Wednesday, August 6, 2025

Lower Tier Cusack Stand All Ireland July 27, 2025

This week’s column in The Kerryman newspaper.

Michael Commane

Croke Park, All Ireland Day, Sunday, July 27, Cusack Stand, Lower Tier, Section 304, Row FF, Seat 9; it was a great seat, even better because the two seats directly in front of us were vacant; maybe the only two empty seats on the day. 

The person sitting in the seat to my right was not slim and his elbow was sticking into my side; he was eating the most horrible chips I’ve ever seen. He was a Donegal supporter from Derry; a nice fella and we shared a few laughs. I never mentioned about the chips but I think he read my face.

The game was a few minutes late starting; not professional I thought.
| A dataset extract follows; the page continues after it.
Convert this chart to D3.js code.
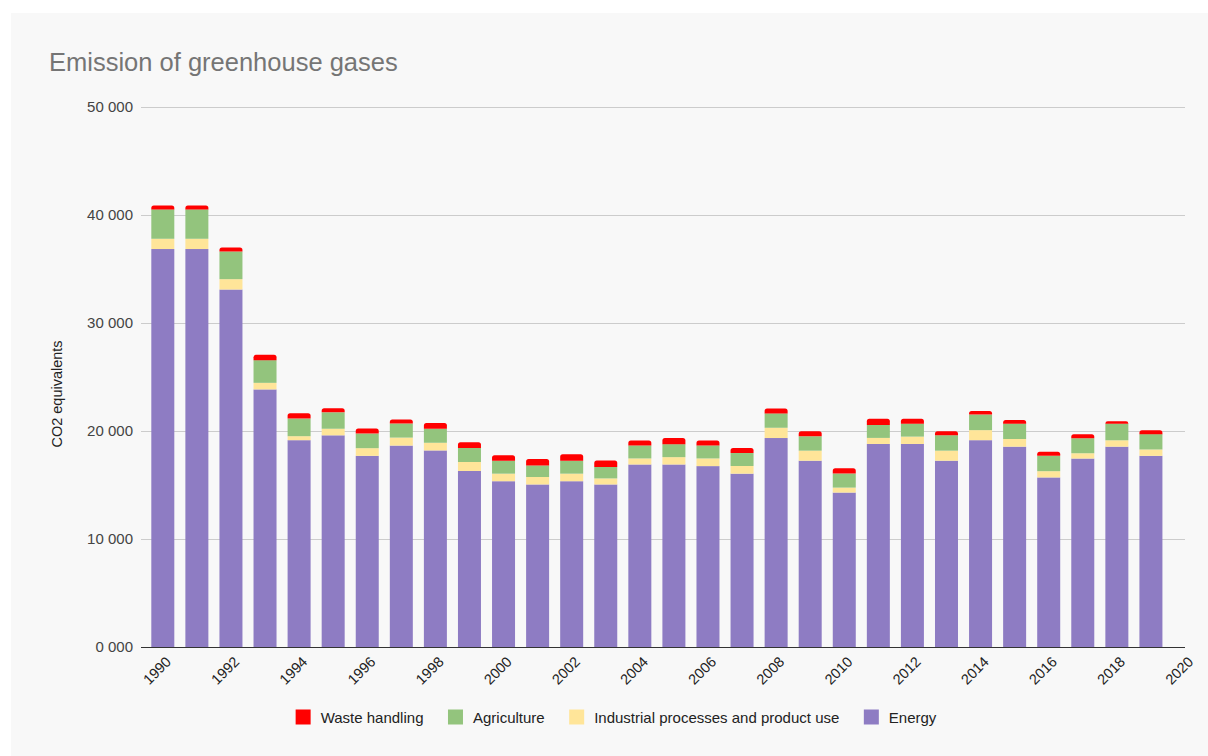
<!DOCTYPE html>
<html>
<head>
<meta charset="utf-8">
<script src="https://cdn.jsdelivr.net/npm/d3@7"></script>
<style>
  html, body { margin: 0; padding: 0; background: #ffffff; }
  svg { display: block; font-family: Arial, "Liberation Sans", sans-serif; }
</style>
</head>
<body>
<svg id="chart" width="1208" height="756"></svg>
<script>
const years = [1990,1991,1992,1993,1994,1995,1996,1997,1998,1999,2000,2001,2002,2003,2004,2005,2006,2007,2008,2009,2010,2011,2012,2013,2014,2015,2016,2017,2018,2019];
const energy = [36850,36850,33100,23850,19150,19600,17700,18650,18200,16300,15350,15050,15350,15050,16900,16900,16750,16050,19350,17250,14300,18800,18800,17250,19150,18550,15700,17450,18550,17700];
const industry = [950,950,960,610,370,610,710,740,710,830,700,690,700,560,560,680,710,710,950,930,460,560,680,930,930,710,580,490,590,590];
const agriculture = [2720,2720,2560,2100,1630,1520,1350,1300,1300,1300,1200,1070,1200,1060,1200,1200,1200,1200,1330,1330,1300,1200,1200,1430,1440,1420,1420,1390,1540,1420];
const waste = [370,370,370,490,500,370,460,370,530,530,500,590,590,610,460,580,460,460,460,460,500,580,460,370,340,340,370,370,220,370];
const seriesNames = ["Energy","Industrial processes and product use","Agriculture","Waste handling"];
const legendOrder = ["Waste handling","Agriculture","Industrial processes and product use","Energy"];
const xTicks = [1990,1992,1994,1996,1998,2000,2002,2004,2006,2008,2010,2012,2014,2016,2018,2020];
const xTickLabels = ["1990","1992","1994","1996","1998","2000","2002","2004","2006","2008","2010","2012","2014","2016","2018","2020"];
const yTicks = [0,10000,20000,30000,40000,50000];
const yTickLabels = ["0 000","10 000","20 000","30 000","40 000","50 000"];
const titleText = "Emission of greenhouse gases";
const yTitle = "CO2 equivalents";

const colors = {
  "Energy": "#8e7cc3",
  "Industrial processes and product use": "#ffe599",
  "Agriculture": "#93c47d",
  "Waste handling": "#ff0000"
};

const FONT = "Arial, 'Liberation Sans', sans-serif";
const svg = d3.select("#chart");
// card background
svg.append("rect").attr("x", 11).attr("y", 13).attr("width", 1197).attr("height", 743).attr("fill", "#f8f8f8");

const plotL = 141, plotR = 1185, plotT = 107, plotB = 647;
const x = d3.scaleLinear().domain([1989.36, 2020]).range([plotL, plotR]);
const y = d3.scaleLinear().domain([0, 50000]).range([plotB, plotT]);
const barW = 23;

// title
svg.append("text").attr("x", 49).attr("y", 71).attr("font-size", 25.5).attr("fill", "#757575").text(titleText);

// gridlines + y axis
const yAxis = d3.axisLeft(y).tickValues(yTicks).tickSize(-(plotR - plotL)).tickPadding(8)
  .tickFormat((d, i) => yTickLabels[i]);
const gy = svg.append("g").attr("transform", `translate(${plotL},0)`).call(yAxis);
gy.select(".domain").remove();
gy.selectAll(".tick line").attr("stroke", "#cccccc").attr("stroke-width", 1);
gy.selectAll(".tick text").attr("font-size", 15).attr("fill", "#444444").attr("font-family", FONT);

// y title
svg.append("text").attr("transform", `translate(62,394) rotate(-90)`).attr("text-anchor", "middle")
  .attr("font-size", 14.5).attr("fill", "#222222").text(yTitle);

// stack
const rows = years.map((yr, i) => ({
  year: yr,
  "Energy": energy[i],
  "Industrial processes and product use": industry[i],
  "Agriculture": agriculture[i],
  "Waste handling": waste[i]
}));
const stacked = d3.stack().keys(seriesNames)(rows);

const gBars = svg.append("g");
stacked.forEach(layer => {
  const key = layer.key;
  if (key !== "Waste handling") {
    gBars.selectAll(null).data(layer).enter().append("rect")
      .attr("x", d => x(d.data.year) - barW / 2)
      .attr("y", d => y(d[1]))
      .attr("width", barW)
      .attr("height", d => y(d[0]) - y(d[1]))
      .attr("fill", colors[key]);
  } else {
    gBars.selectAll(null).data(layer).enter().append("path")
      .attr("d", d => {
        const x0 = x(d.data.year) - barW / 2, x1 = x0 + barW;
        const yt = y(d[1]), yb = y(d[0]);
        const r = Math.min(2.5, (yb - yt));
        return `M${x0},${yb}L${x0},${yt + r}Q${x0},${yt} ${x0 + r},${yt}L${x1 - r},${yt}Q${x1},${yt} ${x1},${yt + r}L${x1},${yb}Z`;
      })
      .attr("fill", colors[key]);
  }
});

// baseline
svg.append("line").attr("x1", plotL).attr("x2", plotR).attr("y1", plotB + 0.5).attr("y2", plotB + 0.5)
  .attr("stroke", "#333333").attr("stroke-width", 1);

// x axis
const xAxis = d3.axisBottom(x).tickValues(xTicks).tickSize(0).tickPadding(0)
  .tickFormat((d, i) => xTickLabels[i]);
const gx = svg.append("g").attr("transform", `translate(0,${plotB})`).call(xAxis);
gx.select(".domain").remove();
gx.selectAll(".tick text")
  .attr("font-size", 14.5).attr("fill", "#222222").attr("font-family", FONT)
  .attr("text-anchor", "end").attr("dy", null).attr("y", 0)
  .attr("transform", "translate(6,13) rotate(-45)")
  .attr("dominant-baseline", "middle");

// legend
const legend = svg.append("g");
let lx = 0;
const gap = 24.5;
legendOrder.forEach(name => {
  const g = legend.append("g");
  g.append("rect").attr("x", 0).attr("y", -7.5).attr("width", 15).attr("height", 15).attr("fill", colors[name]);
  const t = g.append("text").attr("x", 25).attr("y", 0).attr("dominant-baseline", "central")
    .attr("font-size", 15).attr("fill", "#222222").text(name);
  const w = 25 + t.node().getComputedTextLength();
  g.attr("transform", `translate(${lx},0)`);
  lx += w + gap;
});
const totalW = lx - gap;
legend.attr("transform", `translate(${616 - totalW / 2},717)`);
</script>
</body>
</html>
But once it started I never missed a kick of the ball. Let me explain I seldom if ever go to Croke Park or indeed any game. A fellow Dominican, who is good friend offered me the ticket to go with him. On a few occasions I go to games to watch Maurice O’Connell play for Castlegregory. I baptised him and take all credit for his great footballing skills. 


The excitement and celebration of bringing Sam back to Kerry is dying down; the players are returning to their normal lives and the win is well gone from the front pages of the newspapers, even The Kerryman.


As a child I was occasionally frog-marched to Croke Park. I can still remember playing and running about in the press gallery. My uncle, John D Hickey was Gaelic Games writer with The Irish Independent. My mother thought it would be good for me to tag along. 


That was fadó fadó. It was a completely different world on and off the pitch.


Up until the 1960s the Archbishop of Cashel and Emly threw in the ball at the All-Ireland final. The archbishop is still the patron of the GAA and is guest of honour at All-Ireland final day. Croke Park is called after Archbishop Thomas Croke (1824 – 1902), one of the founding patrons of the organisation.


Watching this year’s final, while concentrating on the game, I kept having flashbacks of another Ireland. 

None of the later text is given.